La Saletta22 è una vera e propria chef table incastonata in una stanza a sé, un privé curato in ogni dettaglio – elegantemente decorata di ceramica scura, arredi artigianali, opere d’arte e luci soffuse, tutto in declinazioni di nero, grigio scuro, ottone, oro e vetro. Dentro alla Saletta22 si degusta un menù alla cieca pensato al momento da Max Mascia – grandi vini e proposte inedite, create ad hoc e declinate in funzione delle stagioni, del mood, del mercato. Ogni dettaglio è curato dalle maestranze selezionate da Max Mascia: tele Rubelli, Pelletterie Consani e Giannini, lampadario Drew drops Bomma, tavolo Terza Dimensione di Imola, mobili Garofoli. Le pareti e i pavimenti sono firmati Cooperativa Ceramica di Imola, la scultura è una Carmelo Cappello mentre la cantinetta vini è di Cibin a San Dona di Piave. Il progetto è firmato Max Mascia assieme ad Antonio Gasparri, studio di architetti A2 studio di Imola.

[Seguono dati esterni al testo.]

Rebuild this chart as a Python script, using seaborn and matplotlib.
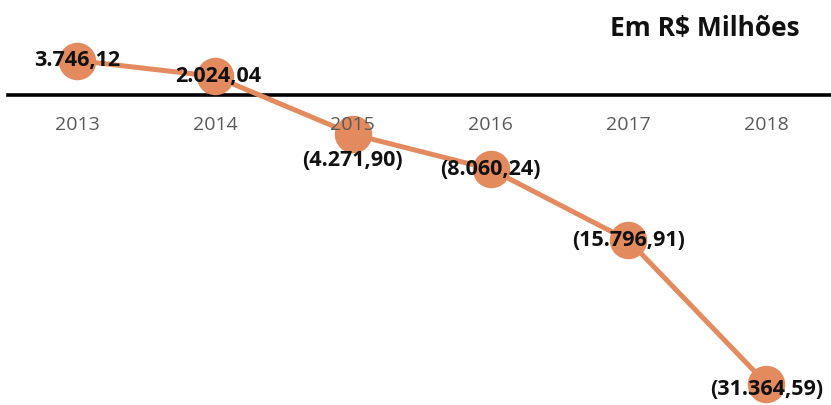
import matplotlib
matplotlib.use("Agg")
import matplotlib.pyplot as plt
import seaborn as sns
import pandas as pd

years = [2013, 2014, 2015, 2016, 2017, 2018]
values = [3746.12, 2024.04, -4271.90, -8060.24, -15796.91, -31364.59]
labels = ["3.746,12", "2.024,04", "(4.271,90)", "(8.060,24)", "(15.796,91)", "(31.364,59)"]
unit_title = "Em R$ Milhões"

sns.set_theme(style="white")
plt.rcParams["font.family"] = ["Open Sans", "DejaVu Sans"]

df = pd.DataFrame({"ano": years, "valor": values})

fig = plt.figure(figsize=(8.31, 4.05), dpi=100)
ax = fig.add_axes([0, 0, 1, 1])

color = "#E38B5E"
sns.lineplot(data=df, x="ano", y="valor", ax=ax, color=color, linewidth=3.6,
             marker="o", markersize=27, markeredgewidth=0, zorder=2)

ax.set_xlim(2012.44, 2018.47)
ax.set_ylim(-33700, 10330)

# baseline at zero with year labels beneath it
for side in ["top", "right", "left"]:
    ax.spines[side].set_visible(False)
ax.spines["bottom"].set_position(("data", 0))
ax.spines["bottom"].set_color("black")
ax.spines["bottom"].set_linewidth(2.6)
ax.spines["bottom"].set_bounds(2012.5, 2018.47)
ax.spines["bottom"].set_zorder(1)
ax.set_xticks(years)
ax.set_xticklabels([str(y) for y in years], color="#595959", fontsize=14)
ax.tick_params(axis="x", length=0, pad=15)
ax.set_yticks([])
ax.set_xlabel("")
ax.set_ylabel("")
ax.set_axisbelow(False)

# value labels
offsets = [0, 0, -2900, 0, 0, -700]
for x, v, lab, off in zip(years, values, labels, offsets):
    ax.text(x + (0.02 if x == 2014 else 0), v + off, lab, ha="center", va="center",
            fontsize=15.5, fontweight="bold", color="#111111", zorder=5)

fig.text(0.962, 0.93, unit_title, ha="right", va="center", fontsize=19,
         fontweight="bold", color="#111111")

fig.savefig("out.png", dpi=100)
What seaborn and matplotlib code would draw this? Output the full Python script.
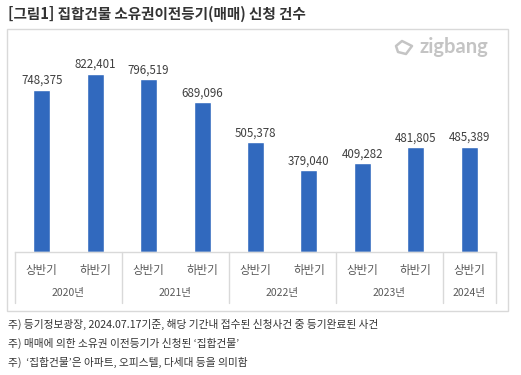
import matplotlib
matplotlib.use('Agg')
import matplotlib.pyplot as plt
import seaborn as sns
import pandas as pd
from matplotlib.patches import Rectangle, Polygon

sns.set_style('white')
plt.rcParams['font.family'] = ['Noto Sans CJK KR', 'DejaVu Sans']

# data
periods = ['2020-1', '2020-2', '2021-1', '2021-2', '2022-1', '2022-2', '2023-1', '2023-2', '2024-1']
halves = ['상반기', '하반기', '상반기', '하반기', '상반기', '하반기', '상반기', '하반기', '상반기']
years = ['2020년', '2021년', '2022년', '2023년', '2024년']
counts = [748375, 822401, 796519, 689096, 505378, 379040, 409282, 481805, 485389]

title = '[그림1] 집합건물 소유권이전등기(매매) 신청 건수'
notes = ['주) 등기정보광장, 2024.07.17기준, 해당 기간내 접수된 신청사건 중 등기완료된 사건',
         '주) 매매에 의한 소유권 이전등기가 신청된 \u2018집합건물\u2019',
         '주)  \u2018집합건물\u2019은 아파트, 오피스텔, 다세대 등을 의미함']

df = pd.DataFrame({'period': periods, 'count': counts})

fig = plt.figure(figsize=(5.21, 3.75), dpi=100)
ax = fig.add_axes([15 / 521, 1 - 252 / 375, 481 / 521, 217 / 375])

sns.barplot(data=df, x='period', y='count', color='#3169be', width=0.32,
            saturation=1, ax=ax)
ax.set_ylim(0, 1000000)
ax.set_xlim(-0.5, len(periods) - 0.5)
ax.set_xlabel('')
ax.set_ylabel('')
ax.set_xticks([])
ax.set_yticks([])
for s in ['top', 'left', 'right']:
    ax.spines[s].set_visible(False)
ax.spines['bottom'].set_color('#d9d9d9')
ax.spines['bottom'].set_linewidth(1)

for i, v in enumerate(counts):
    ax.text(i, v + 12000, f'{v:,}', ha='center', va='bottom', fontsize=8.3,
            color='#404040')

tr = ax.get_xaxis_transform()
for i, h in enumerate(halves):
    ax.text(i, -0.085, h, transform=tr, ha='center', va='center',
            fontsize=8.3, color='#595959')

year_pos = [0.5, 2.5, 4.5, 6.5, 8]
for x, y in zip(year_pos, years):
    ax.text(x, -0.19, y, transform=tr, ha='center', va='center',
            fontsize=7.5, color='#595959')

for x in [-0.5, 1.5, 3.5, 5.5, 7.5, 8.5]:
    ax.plot([x, x], [0, -0.235], transform=tr, color='#d9d9d9', lw=1,
            clip_on=False)

# outer box
fig.patches.append(Rectangle((7 / 521, 1 - 311 / 375), 501 / 521, 282 / 375,
                             transform=fig.transFigure, fill=False,
                             edgecolor='#d9d9d9', lw=1))

fig.text(8 / 521, 1 - 14 / 375, title, fontsize=10.5, fontweight='bold',
         color='#333333', va='center', ha='left')

# logo
fig.text(488 / 521, 1 - 47 / 375, 'zigbang', fontsize=14.5, fontweight='bold',
         family=['Lato', 'DejaVu Sans'], color='#c4c4c4', va='center', ha='right')
icon = [(396, 46), (402, 41), (412, 46), (406, 54), (398, 52)]
fig.patches.append(Polygon([(x / 521, 1 - y / 375) for x, y in icon],
                           closed=True, fill=False, edgecolor='#c4c4c4',
                           lw=1.8, joinstyle='round',
                           transform=fig.transFigure))

for k, n in enumerate(notes):
    fig.text(8 / 521, 1 - (324 + 19 * k) / 375, n, fontsize=7.7, color='#333333',
             va='center', ha='left')

fig.savefig('out.png', dpi=100)
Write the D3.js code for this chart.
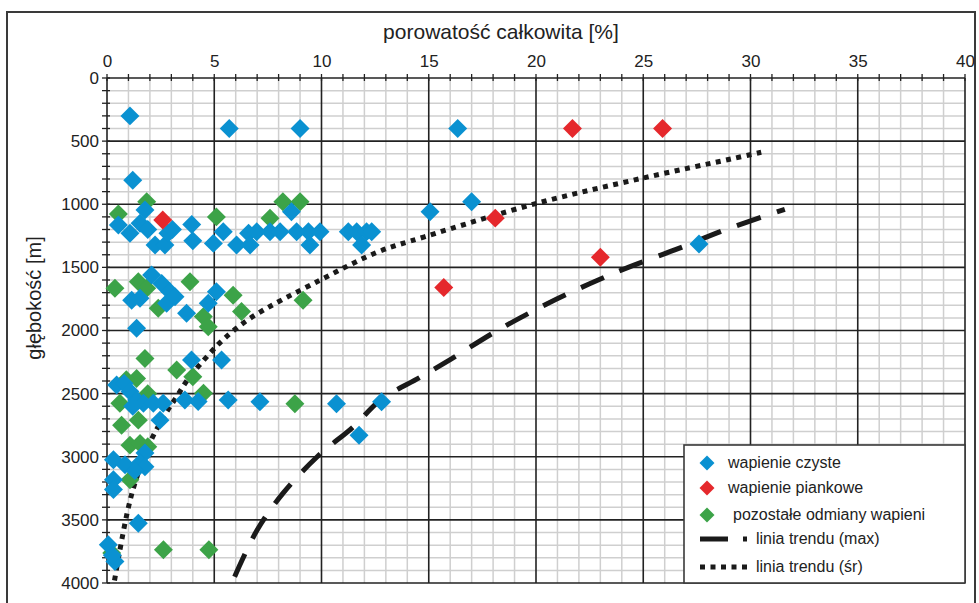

L'ATTENZIONE PER I DETTAGLI, IL DESIGN CURATO E LA RICERCA ARTISTICA:
AL SAN DOMENICO SI RESPIRA CULTURA

Del San Domenico Morini cura personalmente e con passione ogni singolo dettaglio: le pareti e i soffitti sono ricoperti di tela di lino decorato con lo stile preraffaelita di William Morris, le tovaglie sono di lino fucsia e i venti tavoli totali vengono apparecchiati con sottopiatti in argento, candelieri, piatti di ceramica e pregiati bicchieri in cristallo. Gli arredi sono di Thonet, Frau e Cassina, mentre alle pareti spiccano opere d’arte di alcuni dei più grandi artisti di arte contemporanea italiana da Alberto Burri a Mario Schifano, da Giuseppe Capogrossi a Piero Dorazio, con un occhio di riguardo per gli artisti imolesi come Mario Guido Dal Monte, Tonino Gottarelli, Andrea Raccagni e Germano Sartelli.